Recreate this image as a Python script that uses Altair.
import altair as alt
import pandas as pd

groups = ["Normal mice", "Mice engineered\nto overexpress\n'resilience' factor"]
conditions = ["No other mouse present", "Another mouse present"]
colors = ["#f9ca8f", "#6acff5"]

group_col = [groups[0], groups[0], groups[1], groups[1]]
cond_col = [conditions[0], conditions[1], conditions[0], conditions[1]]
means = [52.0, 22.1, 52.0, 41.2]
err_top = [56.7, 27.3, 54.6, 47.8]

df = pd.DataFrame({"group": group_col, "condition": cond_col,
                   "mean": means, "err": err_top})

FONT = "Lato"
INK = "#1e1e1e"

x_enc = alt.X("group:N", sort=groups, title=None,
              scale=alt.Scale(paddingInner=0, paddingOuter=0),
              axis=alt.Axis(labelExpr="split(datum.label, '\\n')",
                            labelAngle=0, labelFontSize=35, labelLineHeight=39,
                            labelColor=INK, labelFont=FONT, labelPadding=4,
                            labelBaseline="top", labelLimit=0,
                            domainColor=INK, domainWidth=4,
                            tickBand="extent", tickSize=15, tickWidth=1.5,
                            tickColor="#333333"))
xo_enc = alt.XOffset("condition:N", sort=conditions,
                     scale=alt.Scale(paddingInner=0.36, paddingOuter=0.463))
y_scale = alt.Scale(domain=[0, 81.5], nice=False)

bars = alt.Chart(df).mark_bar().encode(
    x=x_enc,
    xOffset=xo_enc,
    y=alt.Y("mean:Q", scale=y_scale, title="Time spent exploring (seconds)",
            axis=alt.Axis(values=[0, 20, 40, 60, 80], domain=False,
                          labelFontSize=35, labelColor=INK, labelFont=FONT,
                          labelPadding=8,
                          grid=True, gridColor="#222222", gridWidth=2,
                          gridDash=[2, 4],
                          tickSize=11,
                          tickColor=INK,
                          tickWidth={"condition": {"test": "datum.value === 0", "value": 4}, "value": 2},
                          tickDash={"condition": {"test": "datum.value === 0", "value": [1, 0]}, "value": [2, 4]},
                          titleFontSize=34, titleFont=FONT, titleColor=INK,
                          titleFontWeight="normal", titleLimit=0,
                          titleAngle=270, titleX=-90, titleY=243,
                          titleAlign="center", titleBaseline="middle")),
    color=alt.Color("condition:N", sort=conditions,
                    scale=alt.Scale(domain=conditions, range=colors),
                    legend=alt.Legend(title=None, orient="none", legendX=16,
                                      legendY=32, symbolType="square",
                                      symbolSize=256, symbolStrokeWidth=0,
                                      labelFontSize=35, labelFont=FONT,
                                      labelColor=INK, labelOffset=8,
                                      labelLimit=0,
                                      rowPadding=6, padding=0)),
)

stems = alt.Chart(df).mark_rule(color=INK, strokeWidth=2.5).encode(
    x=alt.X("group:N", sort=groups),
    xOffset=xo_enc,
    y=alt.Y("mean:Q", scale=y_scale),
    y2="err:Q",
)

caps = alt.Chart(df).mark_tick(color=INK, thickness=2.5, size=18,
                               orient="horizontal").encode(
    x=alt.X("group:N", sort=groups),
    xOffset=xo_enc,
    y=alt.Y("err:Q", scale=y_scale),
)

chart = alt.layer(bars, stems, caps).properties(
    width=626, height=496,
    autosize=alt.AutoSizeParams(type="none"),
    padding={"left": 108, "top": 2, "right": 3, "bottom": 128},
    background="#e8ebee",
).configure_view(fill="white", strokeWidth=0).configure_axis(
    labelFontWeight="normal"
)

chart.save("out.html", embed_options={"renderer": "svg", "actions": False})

**Task objective**
Output all of the data above without any alteration.

**Task solution**
Recreate this image as a Python script that uses Altair.
import altair as alt
import pandas as pd

groups = ["Normal mice", "Mice engineered\nto overexpress\n'resilience' factor"]
conditions = ["No other mouse present", "Another mouse present"]
colors = ["#f9ca8f", "#6acff5"]

group_col = [groups[0], groups[0], groups[1], groups[1]]
cond_col = [conditions[0], conditions[1], conditions[0], conditions[1]]
means = [52.0, 22.1, 52.0, 41.2]
err_top = [56.7, 27.3, 54.6, 47.8]

df = pd.DataFrame({"group": group_col, "condition": cond_col,
                   "mean": means, "err": err_top})

FONT = "Lato"
INK = "#1e1e1e"

x_enc = alt.X("group:N", sort=groups, title=None,
              scale=alt.Scale(paddingInner=0, paddingOuter=0),
              axis=alt.Axis(labelExpr="split(datum.label, '\\n')",
                            labelAngle=0, labelFontSize=35, labelLineHeight=39,
                            labelColor=INK, labelFont=FONT, labelPadding=4,
                            labelBaseline="top", labelLimit=0,
                            domainColor=INK, domainWidth=4,
                            tickBand="extent", tickSize=15, tickWidth=1.5,
                            tickColor="#333333"))
xo_enc = alt.XOffset("condition:N", sort=conditions,
                     scale=alt.Scale(paddingInner=0.36, paddingOuter=0.463))
y_scale = alt.Scale(domain=[0, 81.5], nice=False)

bars = alt.Chart(df).mark_bar().encode(
    x=x_enc,
    xOffset=xo_enc,
    y=alt.Y("mean:Q", scale=y_scale, title="Time spent exploring (seconds)",
            axis=alt.Axis(values=[0, 20, 40, 60, 80], domain=False,
                          labelFontSize=35, labelColor=INK, labelFont=FONT,
                          labelPadding=8,
                          grid=True, gridColor="#222222", gridWidth=2,
                          gridDash=[2, 4],
                          tickSize=11,
                          tickColor=INK,
                          tickWidth={"condition": {"test": "datum.value === 0", "value": 4}, "value": 2},
                          tickDash={"condition": {"test": "datum.value === 0", "value": [1, 0]}, "value": [2, 4]},
                          titleFontSize=34, titleFont=FONT, titleColor=INK,
                          titleFontWeight="normal", titleLimit=0,
                          titleAngle=270, titleX=-90, titleY=243,
                          titleAlign="center", titleBaseline="middle")),
    color=alt.Color("condition:N", sort=conditions,
                    scale=alt.Scale(domain=conditions, range=colors),
                    legend=alt.Legend(title=None, orient="none", legendX=16,
                                      legendY=32, symbolType="square",
                                      symbolSize=256, symbolStrokeWidth=0,
                                      labelFontSize=35, labelFont=FONT,
                                      labelColor=INK, labelOffset=8,
                                      labelLimit=0,
                                      rowPadding=6, padding=0)),
)

stems = alt.Chart(df).mark_rule(color=INK, strokeWidth=2.5).encode(
    x=alt.X("group:N", sort=groups),
    xOffset=xo_enc,
    y=alt.Y("mean:Q", scale=y_scale),
    y2="err:Q",
)

caps = alt.Chart(df).mark_tick(color=INK, thickness=2.5, size=18,
                               orient="horizontal").encode(
    x=alt.X("group:N", sort=groups),
    xOffset=xo_enc,
    y=alt.Y("err:Q", scale=y_scale),
)

chart = alt.layer(bars, stems, caps).properties(
    width=626, height=496,
    autosize=alt.AutoSizeParams(type="none"),
    padding={"left": 108, "top": 2, "right": 3, "bottom": 128},
    background="#e8ebee",
).configure_view(fill="white", strokeWidth=0).configure_axis(
    labelFontWeight="normal"
)

chart.save("out.html", embed_options={"renderer": "svg", "actions": False})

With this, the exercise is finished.